Your task is to retype, word for word, the lines from the start of the data through the line holding "5.39, 5.46, 5.55];". Do not include the pictures.

-- START OF Given data --

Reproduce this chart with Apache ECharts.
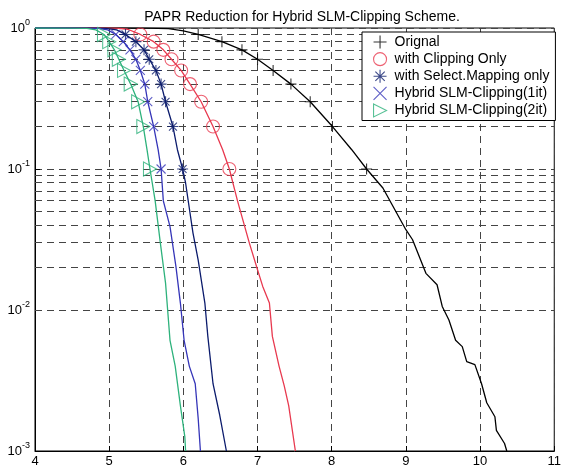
<!DOCTYPE html>
<html>
<head>
<meta charset="utf-8">
<script src="https://cdn.jsdelivr.net/npm/echarts@6/dist/echarts.min.js"></script>
<style>
html,body{margin:0;padding:0;background:#fff;}
#chart{width:564px;height:472px;}
</style>
</head>
<body>
<div id="chart"></div>
<script>
// ---- data ----
const titleText = 'PAPR Reduction for Hybrid SLM-Clipping Scheme.';
const seriesNames = ['Orignal', 'with Clipping Only', 'with Select.Mapping only', 'Hybrid SLM-Clipping(1it)', 'Hybrid SLM-Clipping(2it)'];
const xTicks = [4, 5, 6, 7, 8, 9, 10, 11];
const yDecades = [0.001, 0.01, 0.1, 1];
const minorMultipliers = [2, 3, 4, 5, 6, 7, 8, 9];
const markerLevels = [0.9, 0.8, 0.7, 0.6, 0.5, 0.4, 0.3, 0.2, 0.1];

// marker x positions at the CCDF levels above
const origMarkX  = [6.20, 6.52, 6.79, 7.00, 7.21, 7.45, 7.71, 8.01, 8.47];
const clipMarkX  = [5.42, 5.60, 5.73, 5.84, 5.97, 6.09, 6.24, 6.40, 6.62];
const slmMarkX   = [5.22, 5.36, 5.47, 5.54, 5.63, 5.70, 5.76, 5.86, 5.99];
const hyb1MarkX  = [5.09, 5.19, 5.28, 5.36, 5.42, 5.48, 5.52, 5.60, 5.70];
const hyb2MarkX  = [4.93, 5.00, 5.07, 5.13, 5.20, 5.29, 5.39, 5.46, 5.55];

// curves [x, CCDF]
const origLine = [[4.0,1],[5.0,0.9999],[5.5,0.998],[5.8,0.99],[6.0,0.955],[6.2,0.9],[6.52,0.8],[6.79,0.7],[7.0,0.6],[7.21,0.5],[7.45,0.4],[7.71,0.3],[8.01,0.2],[8.27,0.137],[8.47,0.1],[8.69,0.0733],[9.0,0.0371],[9.09,0.0315],[9.27,0.0182],[9.42,0.0151],[9.49,0.0106],[9.58,0.0085],[9.67,0.0061],[9.76,0.0055],[9.82,0.0043],[9.93,0.0041],[10.02,0.0030],[10.09,0.0022],[10.2,0.00175],[10.22,0.0014],[10.33,0.00113],[10.36,0.001]];
const clipLine = [[4.0,1],[4.8,0.9998],[5.1,0.997],[5.25,0.98],[5.42,0.9],[5.6,0.8],[5.73,0.7],[5.84,0.6],[5.97,0.5],[6.09,0.4],[6.24,0.3],[6.4,0.2],[6.53,0.137],[6.62,0.1],[6.73,0.0594],[6.89,0.0298],[7.0,0.0193],[7.07,0.0147],[7.16,0.0112],[7.2,0.0065],[7.29,0.004],[7.36,0.0029],[7.42,0.0021],[7.51,0.001]];
const slmLine  = [[4.0,1],[4.7,0.9995],[4.95,0.995],[5.1,0.97],[5.22,0.9],[5.36,0.8],[5.47,0.7],[5.54,0.6],[5.63,0.5],[5.70,0.4],[5.76,0.3],[5.86,0.2],[5.92,0.137],[5.99,0.1],[6.03,0.0796],[6.13,0.0351],[6.2,0.0226],[6.29,0.0112],[6.33,0.0065],[6.4,0.003],[6.49,0.0018],[6.58,0.001]];
const hyb1Line = [[4.0,1],[4.6,0.9995],[4.85,0.993],[4.98,0.97],[5.09,0.9],[5.19,0.8],[5.28,0.7],[5.36,0.6],[5.42,0.5],[5.48,0.4],[5.52,0.3],[5.6,0.2],[5.66,0.137],[5.70,0.1],[5.73,0.0594],[5.82,0.039],[5.9,0.0203],[5.96,0.0112],[6.01,0.0061],[6.08,0.004],[6.16,0.003],[6.2,0.0017],[6.23,0.001]];
const hyb2Line = [[4.0,1],[4.5,0.9995],[4.7,0.995],[4.82,0.97],[4.93,0.9],[5.0,0.8],[5.07,0.7],[5.13,0.6],[5.2,0.5],[5.29,0.4],[5.39,0.3],[5.46,0.2],[5.51,0.137],[5.55,0.1],[5.62,0.0594],[5.69,0.0298],[5.76,0.0155],[5.82,0.0061],[5.89,0.004],[5.96,0.0021],[6.02,0.00126],[6.03,0.001]];

// ---- styling ----
const colors = ['#000000', '#e8394f', '#0b1b6c', '#3535b8', '#2eb27c'];
const symbols = [
  'path://M0,-1L0,1M-1,0L1,0',
  'circle',
  'path://M0,-1L0,1M-1,0L1,0M-0.72,-0.72L0.72,0.72M-0.72,0.72L0.72,-0.72',
  'path://M-1,-1L1,1M-1,1L1,-1',
  'path://M0,0L1,0.5L0,1Z'
];
const symbolSizes = [11, 13, 11, 9, [13, 14]];
const lines = [origLine, clipLine, slmLine, hyb1Line, hyb2Line];
const marks = [origMarkX, clipMarkX, slmMarkX, hyb1MarkX, hyb2MarkX];

const minorLevels = [];
yDecades.slice(0, -1).forEach(d => minorMultipliers.forEach(m => minorLevels.push(d * m)));

const gridDash = { type: [7, 5], color: '#444', width: 1 };
const font = 'Liberation Sans';

const series = [];
series.push({
  type: 'line', name: '_grid', data: [], silent: true, z: 1, zlevel: 0,
  markLine: {
    silent: true, symbol: ['none', 'none'], label: { show: false },
    lineStyle: gridDash, animation: false, z: 1,
    data: minorLevels.map(v => ({ yAxis: v }))
  }
});
lines.forEach((ln, i) => {
  series.push({
    type: 'line', name: '_l' + i, data: ln, showSymbol: false, symbol: 'none',
    lineStyle: { color: colors[i], width: 1.3 }, z: 3 + i, silent: true
  });
});
marks.forEach((mx, i) => {
  series.push({
    type: 'scatter', name: seriesNames[i],
    data: mx.map((x, k) => [x, markerLevels[k]]),
    symbol: symbols[i], symbolSize: symbolSizes[i], symbolKeepAspect: true,
    itemStyle: { color: 'rgba(0,0,0,0)', borderColor: colors[i], borderWidth: 1.1 },
    z: 10 + i
  });
});

const chart = echarts.init(document.getElementById('chart'), null, { renderer: 'canvas' });
chart.setOption({
  animation: false,
  backgroundColor: '#fff',
  title: {
    text: titleText, left: 297, top: 5, textAlign: 'center',
    textStyle: { fontFamily: font, fontSize: 14, fontWeight: 'normal', color: '#000' }
  },
  grid: { left: 35, right: 4, top: 28, bottom: 21, show: true, borderColor: '#000', borderWidth: 1, backgroundColor: '#fff' },
  legend: {
    orient: 'vertical', left: 362, top: 32, z: 50, zlevel: 1,
    padding: [3, 6, 3, 11], itemGap: 3, itemWidth: 13, itemHeight: 13,
    backgroundColor: '#fff', borderColor: '#000', borderWidth: 1,
    textStyle: { fontFamily: font, fontSize: 14, color: '#000', padding: [0, 0, 0, 3] },
    data: seriesNames.map((n, i) => ({
      name: n, icon: symbols[i],
      itemStyle: { color: 'rgba(0,0,0,0)', borderColor: colors[i], borderWidth: 1.1 }
    }))
  },
  xAxis: {
    type: 'value', min: xTicks[0], max: xTicks[xTicks.length - 1], interval: 1,
    axisLine: { show: true, lineStyle: { color: '#000' } },
    axisTick: { show: true, inside: true, length: 5, lineStyle: { color: '#000' } },
    axisLabel: { fontFamily: font, fontSize: 13, color: '#000', margin: 4, showMaxLabel: true, showMinLabel: true },
    splitLine: { show: true, lineStyle: gridDash }
  },
  yAxis: {
    type: 'log', logBase: 10, min: yDecades[0], max: yDecades[yDecades.length - 1],
    axisLine: { show: true, lineStyle: { color: '#000' } },
    axisTick: { show: true, inside: true, length: 5, lineStyle: { color: '#000' } },
    axisLabel: {
      margin: 5, color: '#000',
      formatter: v => '{b|10}{s|' + Math.round(Math.log10(v)) + '}',
      rich: {
        b: { fontFamily: font, fontSize: 13, lineHeight: 20, color: '#000' },
        s: { fontFamily: font, fontSize: 9, lineHeight: 9, verticalAlign: 'top', color: '#000' }
      }
    },
    splitLine: { show: true, lineStyle: gridDash }
  },
  series: series
});
</script>
</body>
</html>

-- END OF Given data --

▶ [Complete answer]:
Reproduce this chart with Apache ECharts.
<!DOCTYPE html>
<html>
<head>
<meta charset="utf-8">
<script src="https://cdn.jsdelivr.net/npm/echarts@6/dist/echarts.min.js"></script>
<style>
html,body{margin:0;padding:0;background:#fff;}
#chart{width:564px;height:472px;}
</style>
</head>
<body>
<div id="chart"></div>
<script>
// ---- data ----
const titleText = 'PAPR Reduction for Hybrid SLM-Clipping Scheme.';
const seriesNames = ['Orignal', 'with Clipping Only', 'with Select.Mapping only', 'Hybrid SLM-Clipping(1it)', 'Hybrid SLM-Clipping(2it)'];
const xTicks = [4, 5, 6, 7, 8, 9, 10, 11];
const yDecades = [0.001, 0.01, 0.1, 1];
const minorMultipliers = [2, 3, 4, 5, 6, 7, 8, 9];
const markerLevels = [0.9, 0.8, 0.7, 0.6, 0.5, 0.4, 0.3, 0.2, 0.1];

// marker x positions at the CCDF levels above
const origMarkX  = [6.20, 6.52, 6.79, 7.00, 7.21, 7.45, 7.71, 8.01, 8.47];
const clipMarkX  = [5.42, 5.60, 5.73, 5.84, 5.97, 6.09, 6.24, 6.40, 6.62];
const slmMarkX   = [5.22, 5.36, 5.47, 5.54, 5.63, 5.70, 5.76, 5.86, 5.99];
const hyb1MarkX  = [5.09, 5.19, 5.28, 5.36, 5.42, 5.48, 5.52, 5.60, 5.70];
const hyb2MarkX  = [4.93, 5.00, 5.07, 5.13, 5.20, 5.29, 5.39, 5.46, 5.55];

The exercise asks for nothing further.